Singaporean entertainer (born 1968)

Kumarason Chinnadurai (born 10 August 1968), popularly known as Kumar, is a Singaporean comedian, television host and actor whose entertainment career spans more than three decades. He has worked across stand-up comedy, television, theatre and film and is known for performing in drag. In 2022, Kumar said that he preferred to be described as a comedian who cross-dresses rather than a drag queen. He released his biographical book, Kumar: From Rags To Drag, in September 2011.

==Early life==
Kumar was born on 10 August 1968 to a South Indian Mudaliar Tamil father from Madras and a Singaporean-born Tamil mother. His father, Chinna Dorai, moved to Singapore in the 1960s and worked for the Society for the Prevention of Cruelty to Animals (SPCA). Kumar's parents separated when he was young, and he and his sisters were subsequently raised by his stepmother, who was his biological mother's younger sister. Kumar has spoken publicly about experiencing abuse during his childhood.

Kumar attended Cairnhill and Selegie Primary schools and later Monk's Hill Secondary School. He developed an interest in Indian dance while at school. After completing his O-Levels, he worked briefly as a cashier before undertaking National Service, during which he served as a combat signaller.

==Stand-up comedy==
Kumar entered the entertainment industry in the late 1980s, initially working as a singing waiter and later performing at Haw Par Villa. In 1991, he performed at Laughs Comedy Club in Tanglin Shopping Centre, where he played an Indian drag character. He subsequently became associated with the Boom Boom Room, where his combination of stand-up comedy and drag performance helped establish his public profile.

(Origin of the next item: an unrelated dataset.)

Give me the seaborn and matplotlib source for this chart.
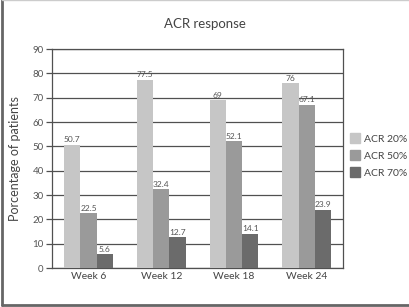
import matplotlib
matplotlib.use("Agg")
import matplotlib.pyplot as plt
import seaborn as sns
import pandas as pd
from matplotlib.lines import Line2D

weeks = ["Week 6", "Week 12", "Week 18", "Week 24"]
series = ["ACR 20%", "ACR 50%", "ACR 70%"]
acr20 = [50.7, 77.5, 69, 76]
acr50 = [22.5, 32.4, 52.1, 67.1]
acr70 = [5.6, 12.7, 14.1, 23.9]
labels20 = ["50.7", "77.5", "69", "76"]
labels50 = ["22.5", "32.4", "52.1", "67.1"]
labels70 = ["5.6", "12.7", "14.1", "23.9"]
colors = ["#c6c6c6", "#9a9a9a", "#6b6b6b"]

rows = []
for s, vals in zip(series, [acr20, acr50, acr70]):
    for w, v in zip(weeks, vals):
        rows.append({"week": w, "series": s, "value": v})
df = pd.DataFrame(rows)

sns.set_style("white")
plt.rcParams["font.family"] = ["Lato", "DejaVu Sans"]

fig = plt.figure(figsize=(4.10, 3.07), dpi=100)
ax = fig.add_axes([0.127, 0.127, 0.710, 0.713])

sns.barplot(data=df, x="week", y="value", hue="series", palette=colors,
            width=0.67, saturation=1, ax=ax, legend=False, errorbar=None,
            linewidth=0, zorder=3)

for cont, labs in zip(ax.containers, [labels20, labels50, labels70]):
    ax.bar_label(cont, labels=labs, fontsize=6, color="#555555", padding=1)

ax.set_ylim(0, 90)
ax.set_yticks(range(0, 91, 10))
ax.yaxis.grid(True, color="#505050", linewidth=0.9, zorder=0)
ax.set_axisbelow(True)
for sp in ax.spines.values():
    sp.set_color("#505050")
    sp.set_linewidth(0.9)
ax.tick_params(axis="y", direction="out", length=4, width=0.9, color="#505050",
               labelsize=7, labelcolor="#555555", pad=2, left=True)
ax.tick_params(axis="x", length=0, labelsize=7.5, labelcolor="#444444", pad=3)
ax.set_xlabel("")
ax.set_ylabel("Porcentage of patients", fontsize=9, color="#444444", labelpad=8)
fig.text(0.5, 0.921, "ACR response", ha="center", va="center", fontsize=9.5, color="#444444")

handles = [Line2D([0], [0], marker="s", linestyle="none", markersize=7,
                  markerfacecolor=c, markeredgecolor=c) for c in colors]
fig.legend(handles, series, loc="upper left", bbox_to_anchor=(0.843, 0.575),
           frameon=False, fontsize=7.5, labelcolor="#444444", handletextpad=0.35,
           labelspacing=0.75, handlelength=1.0, borderaxespad=0)

# outer frame
fig.add_artist(Line2D([0.006, 0.006], [0.008, 1.0], transform=fig.transFigure, color="#666666", linewidth=2))
fig.add_artist(Line2D([0.006, 1.0], [0.008, 0.008], transform=fig.transFigure, color="#666666", linewidth=2))
fig.add_artist(Line2D([0.006, 1.0], [0.999, 0.999], transform=fig.transFigure, color="#cccccc", linewidth=1))

fig.savefig("out.png", dpi=100)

After moving to Far East Square in 2000, Boom Boom Room closed permanently in 2004. Kumar later performed at Gold Dust in Orchard Towers, of which he was part-owner. In 2007, he sold his share and was performing three nights a week at 3-Monkeys Café.

==Television==
Kumar made his television debut in 1993 as one of the hosts of The Ra Ra Show. The programme expanded his public profile beyond his live performances. Academic analysis of Kumar's television career has noted the different presentation of his television persona compared with his live drag performances.

His later television work included appearances in English and Tamil programmes, as well as hosting travelogue programmes.

==Stage/Theatre==
Kumar's theatre work dates to the 1990s. His early stage appearances included Dick Lee's musical Hot Pants and Kumar: A Life Alive, a musical based on his career. In 1999, he appeared in T:>Works' production Meena and Me. His subsequent stage credits included ABUSE SUXXX!!! (2001) and Not Guilty (2004).

Kumar has also performed in numerous stand-up productions in Singapore and abroad. Dream Academy productions featuring him have included Kumar The Queen (2007), Kumar: Stripped Bare & Standing Up (2009–2010), Kumar's Amazing Race (2011–2012) and Kumar XXX (2022). He also performed Kumar Unmasked in 2021.

His later live productions included Kumar Guilty (2023) and Kumar Uncut (2024). Kumar Uncut ran at the Sands Theatre at Marina Bay Sands from 10 to 28 July 2024. In 2025, he staged S.O.S. (Save Our Singapore) Kumar at the Sands Theatre.

==Filmography==
In 2013, Kumar appeared as Kumari Kuppusamy in Everybody's Business.

==Personal life==
Kumar has performed in drag throughout much of his career. He has said that his family initially had difficulty accepting his cross-dressing performances; his father stopped speaking to him for several years, while his mother initially misunderstood the nature of his work.

Kumar publicly came out as gay during his 2009 performance Kumar: Stripped Bare and Standing Up. He discussed his sexual orientation publicly again in his 2011 biography. In 2022, Kumar said that he preferred to be described as a comedian who cross-dresses rather than as a drag queen.

In 2023, Kumar said that he regarded Sathin, the younger brother of a friend who had lived with him since the age of 18, as his son.